* _SHORT TASK_
Leave out every picture, and retype exactly the lines from the line with "Write the TikZ code for this diagram." through the line with "(822,383) -- (822,0);", both ends included.

* _DATASET ENTRIES_
((
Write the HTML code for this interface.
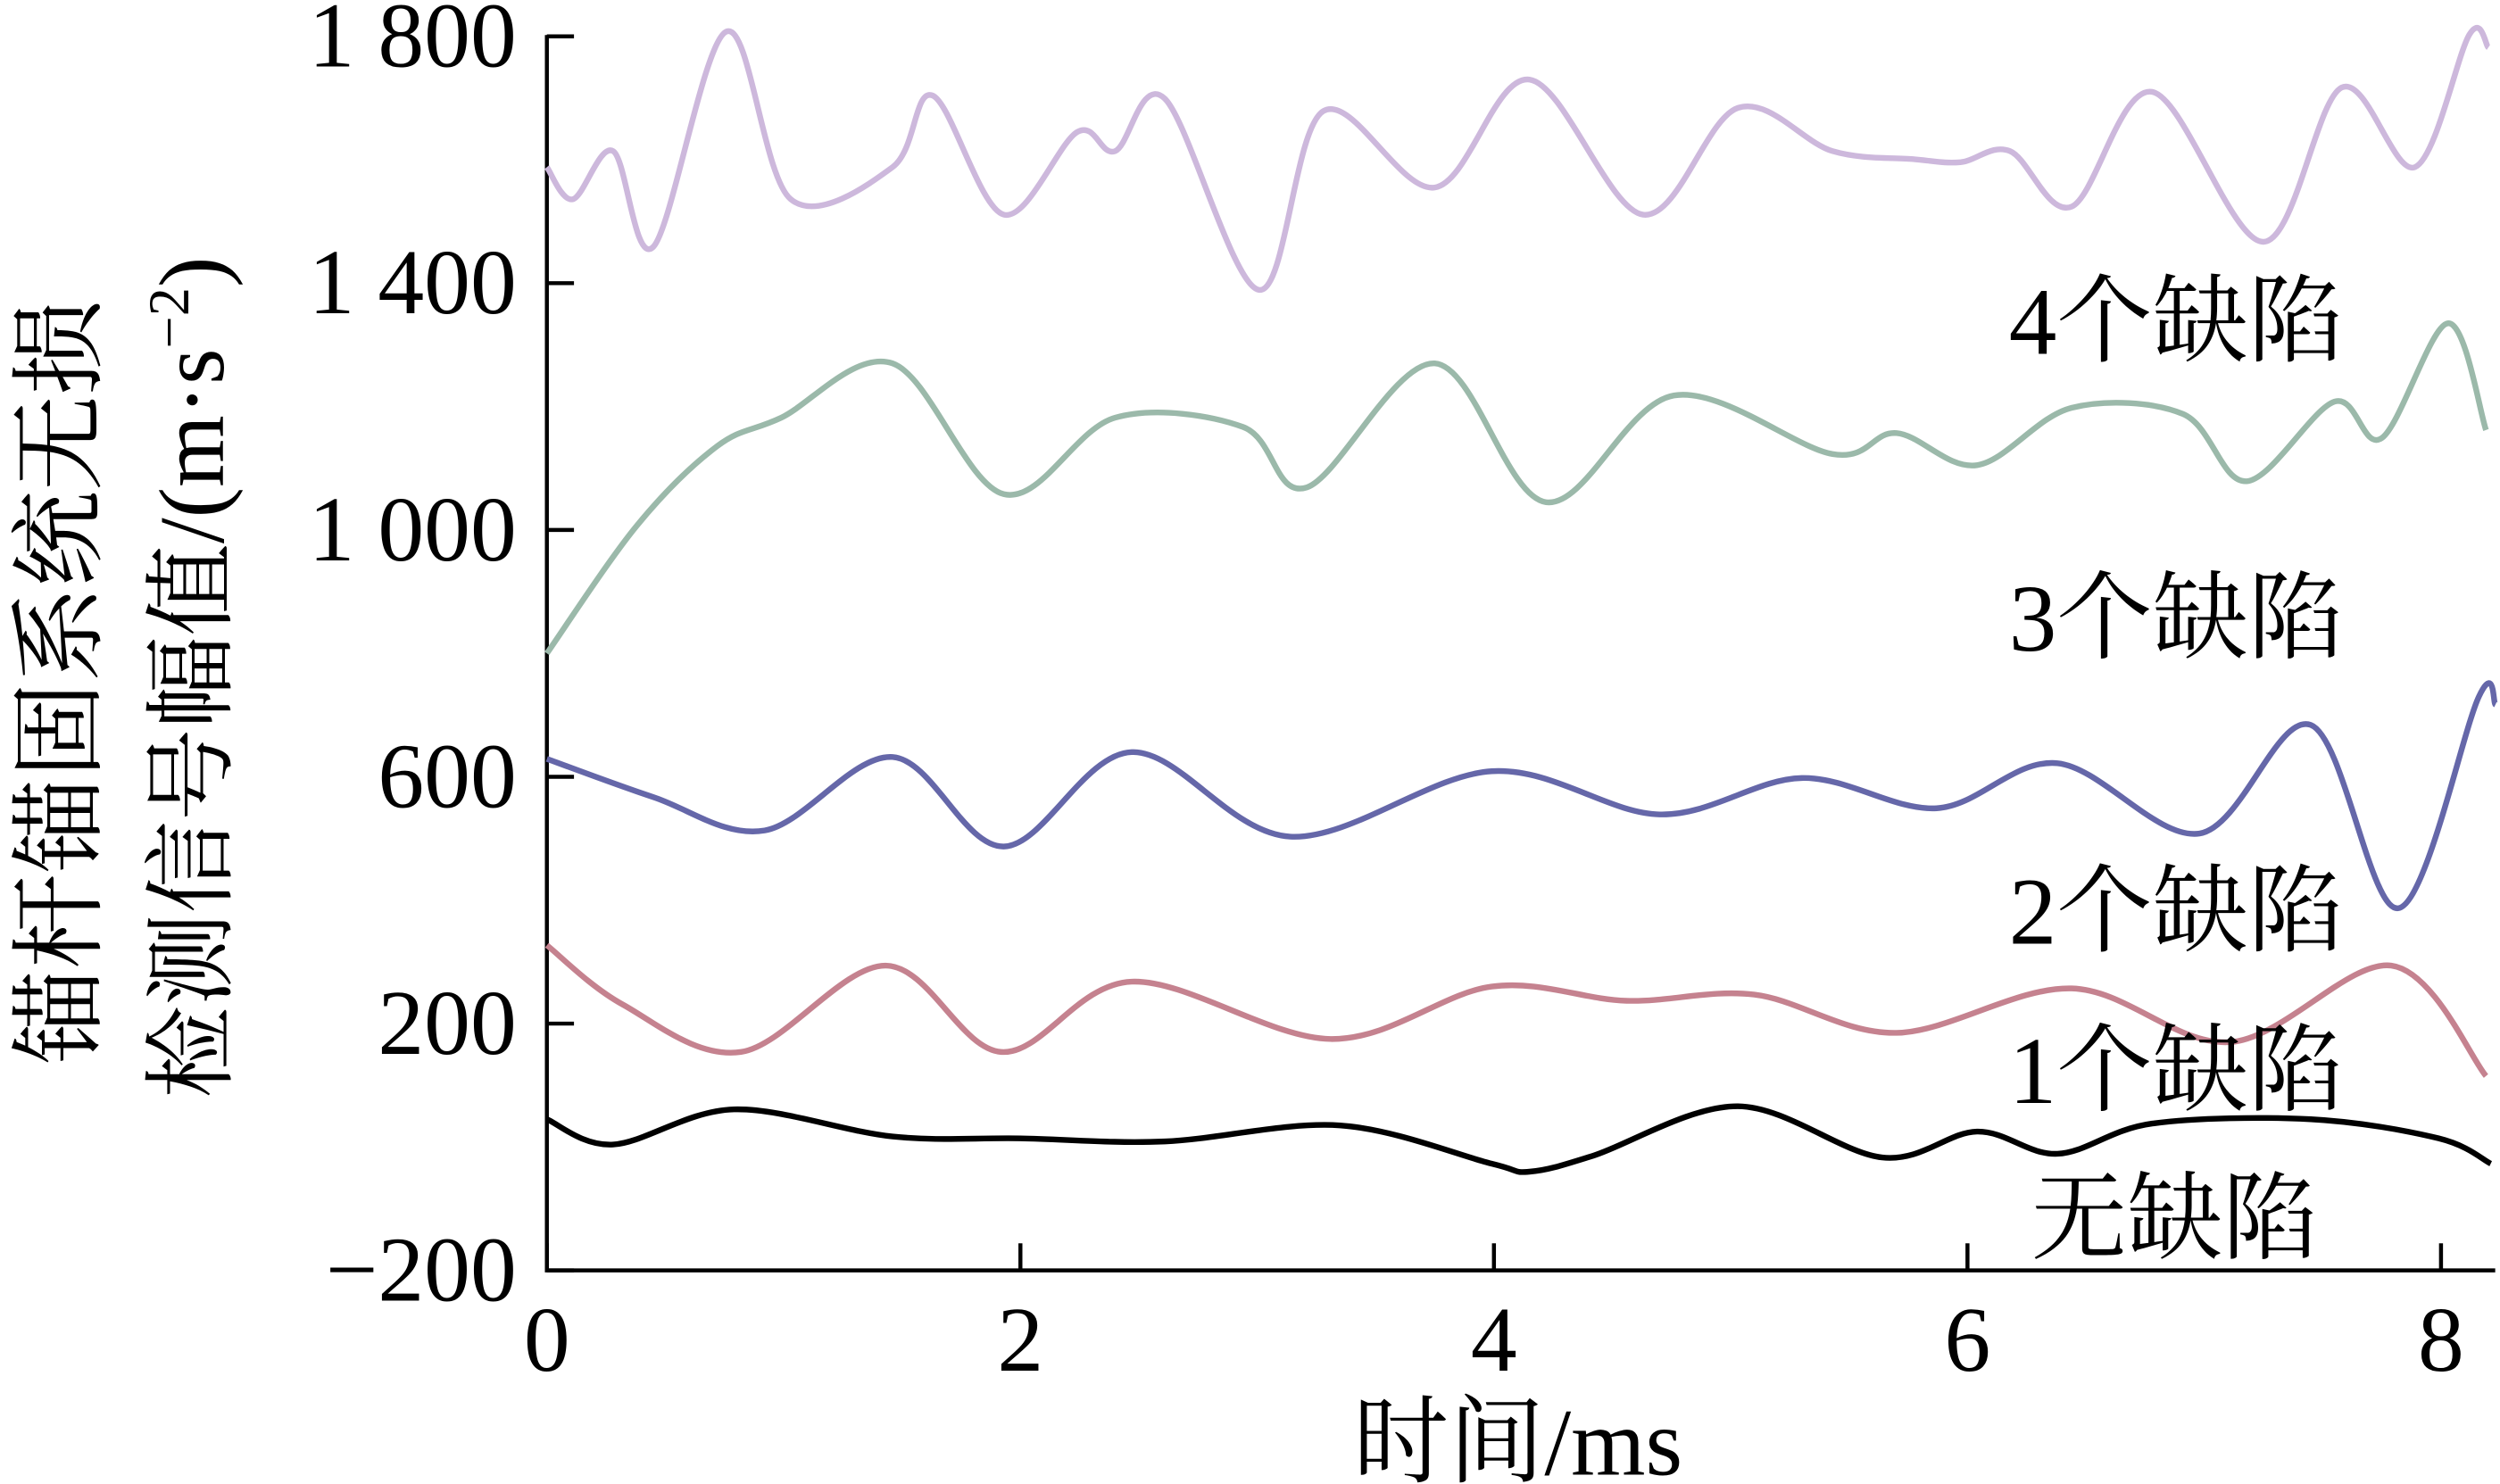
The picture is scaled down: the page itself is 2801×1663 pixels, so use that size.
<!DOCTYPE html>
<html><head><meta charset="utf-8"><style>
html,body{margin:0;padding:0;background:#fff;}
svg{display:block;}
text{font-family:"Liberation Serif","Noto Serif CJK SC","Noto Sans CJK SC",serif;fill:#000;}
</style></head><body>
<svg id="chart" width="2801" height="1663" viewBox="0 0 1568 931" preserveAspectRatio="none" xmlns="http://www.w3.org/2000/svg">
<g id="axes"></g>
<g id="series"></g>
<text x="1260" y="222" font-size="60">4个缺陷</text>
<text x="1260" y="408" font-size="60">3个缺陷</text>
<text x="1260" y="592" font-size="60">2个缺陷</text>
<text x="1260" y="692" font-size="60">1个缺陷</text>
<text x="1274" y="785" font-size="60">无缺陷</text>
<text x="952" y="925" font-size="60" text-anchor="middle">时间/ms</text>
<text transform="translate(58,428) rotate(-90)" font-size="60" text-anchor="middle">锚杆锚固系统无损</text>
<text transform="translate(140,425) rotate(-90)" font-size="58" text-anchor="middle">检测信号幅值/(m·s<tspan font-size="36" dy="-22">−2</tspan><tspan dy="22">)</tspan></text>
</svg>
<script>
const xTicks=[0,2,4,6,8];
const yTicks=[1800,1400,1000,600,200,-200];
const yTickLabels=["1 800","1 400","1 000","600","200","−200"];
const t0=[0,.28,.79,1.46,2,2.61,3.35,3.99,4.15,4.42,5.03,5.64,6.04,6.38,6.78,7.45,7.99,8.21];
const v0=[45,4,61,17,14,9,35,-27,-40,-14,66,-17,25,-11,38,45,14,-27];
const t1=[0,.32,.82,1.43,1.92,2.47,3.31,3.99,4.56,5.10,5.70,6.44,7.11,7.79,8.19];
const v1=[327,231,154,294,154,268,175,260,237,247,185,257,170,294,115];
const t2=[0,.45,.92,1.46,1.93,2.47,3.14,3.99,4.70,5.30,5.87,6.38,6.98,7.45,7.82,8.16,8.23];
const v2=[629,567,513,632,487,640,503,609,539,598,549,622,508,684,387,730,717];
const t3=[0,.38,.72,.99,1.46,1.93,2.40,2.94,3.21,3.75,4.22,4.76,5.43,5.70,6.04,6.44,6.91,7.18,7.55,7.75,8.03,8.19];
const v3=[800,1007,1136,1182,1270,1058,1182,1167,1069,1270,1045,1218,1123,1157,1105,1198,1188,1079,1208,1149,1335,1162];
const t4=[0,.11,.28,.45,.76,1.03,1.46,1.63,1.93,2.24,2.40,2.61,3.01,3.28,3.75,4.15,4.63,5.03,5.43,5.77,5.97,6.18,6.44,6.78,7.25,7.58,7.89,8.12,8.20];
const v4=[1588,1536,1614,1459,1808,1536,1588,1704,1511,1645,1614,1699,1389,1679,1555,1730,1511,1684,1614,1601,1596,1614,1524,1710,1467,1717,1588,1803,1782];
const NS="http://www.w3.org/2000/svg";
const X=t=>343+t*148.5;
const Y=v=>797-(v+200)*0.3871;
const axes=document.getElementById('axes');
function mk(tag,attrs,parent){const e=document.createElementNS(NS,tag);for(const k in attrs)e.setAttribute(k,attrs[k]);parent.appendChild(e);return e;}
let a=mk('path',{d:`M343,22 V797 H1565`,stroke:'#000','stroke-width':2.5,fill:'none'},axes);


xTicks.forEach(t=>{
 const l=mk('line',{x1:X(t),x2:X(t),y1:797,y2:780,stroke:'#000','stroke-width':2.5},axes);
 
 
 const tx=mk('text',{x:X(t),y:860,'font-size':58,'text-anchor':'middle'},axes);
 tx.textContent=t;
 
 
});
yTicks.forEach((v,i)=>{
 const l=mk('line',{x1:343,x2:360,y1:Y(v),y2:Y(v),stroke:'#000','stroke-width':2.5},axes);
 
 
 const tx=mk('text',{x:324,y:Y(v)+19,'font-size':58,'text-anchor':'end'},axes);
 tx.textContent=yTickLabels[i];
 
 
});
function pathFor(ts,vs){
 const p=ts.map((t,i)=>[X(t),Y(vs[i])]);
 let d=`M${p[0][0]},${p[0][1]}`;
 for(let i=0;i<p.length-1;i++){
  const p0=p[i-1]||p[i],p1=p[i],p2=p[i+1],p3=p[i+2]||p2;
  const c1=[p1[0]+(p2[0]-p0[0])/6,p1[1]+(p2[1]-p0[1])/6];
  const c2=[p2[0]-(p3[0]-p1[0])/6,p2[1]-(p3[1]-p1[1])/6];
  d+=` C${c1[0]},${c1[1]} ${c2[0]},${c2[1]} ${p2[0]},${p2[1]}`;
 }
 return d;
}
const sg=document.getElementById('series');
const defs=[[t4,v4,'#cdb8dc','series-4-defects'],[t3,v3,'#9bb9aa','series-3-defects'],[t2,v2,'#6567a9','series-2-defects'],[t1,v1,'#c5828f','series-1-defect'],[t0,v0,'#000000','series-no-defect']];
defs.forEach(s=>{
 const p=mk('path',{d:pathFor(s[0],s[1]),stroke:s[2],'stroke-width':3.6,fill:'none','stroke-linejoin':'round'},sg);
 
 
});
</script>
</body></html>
))
((
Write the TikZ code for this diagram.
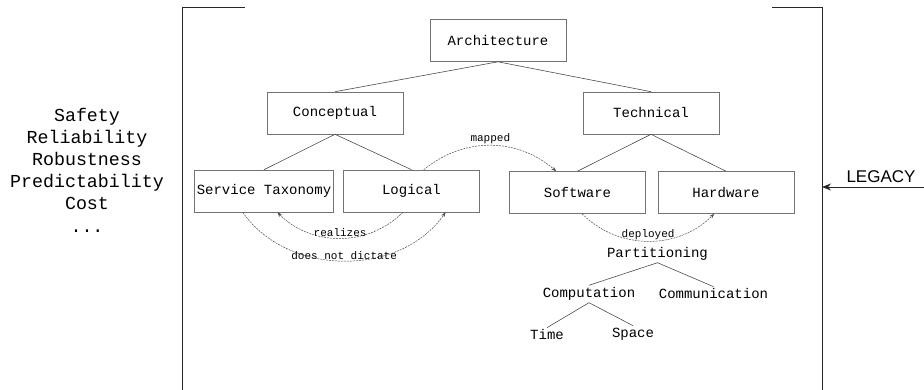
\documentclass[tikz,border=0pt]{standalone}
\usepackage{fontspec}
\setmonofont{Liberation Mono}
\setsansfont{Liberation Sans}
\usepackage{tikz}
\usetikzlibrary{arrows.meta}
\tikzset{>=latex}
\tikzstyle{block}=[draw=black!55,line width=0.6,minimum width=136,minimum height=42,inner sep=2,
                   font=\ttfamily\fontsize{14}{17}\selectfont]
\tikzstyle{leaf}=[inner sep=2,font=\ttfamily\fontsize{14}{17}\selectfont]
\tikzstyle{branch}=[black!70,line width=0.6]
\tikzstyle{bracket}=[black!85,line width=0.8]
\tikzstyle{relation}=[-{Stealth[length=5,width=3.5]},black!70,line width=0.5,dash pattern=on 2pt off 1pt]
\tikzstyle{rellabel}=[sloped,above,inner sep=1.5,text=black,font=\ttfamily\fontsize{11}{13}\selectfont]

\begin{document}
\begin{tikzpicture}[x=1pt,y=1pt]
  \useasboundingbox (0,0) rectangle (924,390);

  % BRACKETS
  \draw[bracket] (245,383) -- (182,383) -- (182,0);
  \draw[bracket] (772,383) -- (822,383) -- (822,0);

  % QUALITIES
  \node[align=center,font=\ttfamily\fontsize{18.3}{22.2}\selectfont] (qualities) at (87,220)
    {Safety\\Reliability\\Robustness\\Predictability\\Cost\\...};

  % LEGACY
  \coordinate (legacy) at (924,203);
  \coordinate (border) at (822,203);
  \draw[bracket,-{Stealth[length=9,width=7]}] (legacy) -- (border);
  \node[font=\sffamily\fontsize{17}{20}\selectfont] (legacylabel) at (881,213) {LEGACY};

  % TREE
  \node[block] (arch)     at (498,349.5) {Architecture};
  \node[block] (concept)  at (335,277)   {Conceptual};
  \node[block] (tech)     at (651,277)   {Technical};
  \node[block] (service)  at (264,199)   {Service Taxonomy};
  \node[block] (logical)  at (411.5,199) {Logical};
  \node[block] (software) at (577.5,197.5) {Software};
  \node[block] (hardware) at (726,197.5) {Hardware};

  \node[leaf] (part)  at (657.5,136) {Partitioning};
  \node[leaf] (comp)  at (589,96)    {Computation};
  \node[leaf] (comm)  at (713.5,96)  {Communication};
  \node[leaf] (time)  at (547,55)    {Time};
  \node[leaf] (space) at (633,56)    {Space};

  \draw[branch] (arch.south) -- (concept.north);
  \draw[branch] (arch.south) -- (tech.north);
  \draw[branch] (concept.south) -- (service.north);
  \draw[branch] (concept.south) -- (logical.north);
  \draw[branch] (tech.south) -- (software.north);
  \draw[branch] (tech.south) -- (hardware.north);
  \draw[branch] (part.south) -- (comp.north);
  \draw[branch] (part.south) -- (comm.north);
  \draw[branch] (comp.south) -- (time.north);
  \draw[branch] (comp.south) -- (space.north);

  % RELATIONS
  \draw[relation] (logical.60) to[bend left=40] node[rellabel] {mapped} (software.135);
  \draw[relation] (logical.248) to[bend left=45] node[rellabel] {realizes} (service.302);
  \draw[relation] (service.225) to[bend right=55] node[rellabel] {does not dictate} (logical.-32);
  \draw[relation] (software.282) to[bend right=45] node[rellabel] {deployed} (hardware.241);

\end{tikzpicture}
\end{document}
))
* _ANSWER TO THE PROBLEM_
Write the TikZ code for this diagram.
\documentclass[tikz,border=0pt]{standalone}
\usepackage{fontspec}
\setmonofont{Liberation Mono}
\setsansfont{Liberation Sans}
\usepackage{tikz}
\usetikzlibrary{arrows.meta}
\tikzset{>=latex}
\tikzstyle{block}=[draw=black!55,line width=0.6,minimum width=136,minimum height=42,inner sep=2,
                   font=\ttfamily\fontsize{14}{17}\selectfont]
\tikzstyle{leaf}=[inner sep=2,font=\ttfamily\fontsize{14}{17}\selectfont]
\tikzstyle{branch}=[black!70,line width=0.6]
\tikzstyle{bracket}=[black!85,line width=0.8]
\tikzstyle{relation}=[-{Stealth[length=5,width=3.5]},black!70,line width=0.5,dash pattern=on 2pt off 1pt]
\tikzstyle{rellabel}=[sloped,above,inner sep=1.5,text=black,font=\ttfamily\fontsize{11}{13}\selectfont]

\begin{document}
\begin{tikzpicture}[x=1pt,y=1pt]
  \useasboundingbox (0,0) rectangle (924,390);

  % BRACKETS
  \draw[bracket] (245,383) -- (182,383) -- (182,0);
  \draw[bracket] (772,383) -- (822,383) -- (822,0);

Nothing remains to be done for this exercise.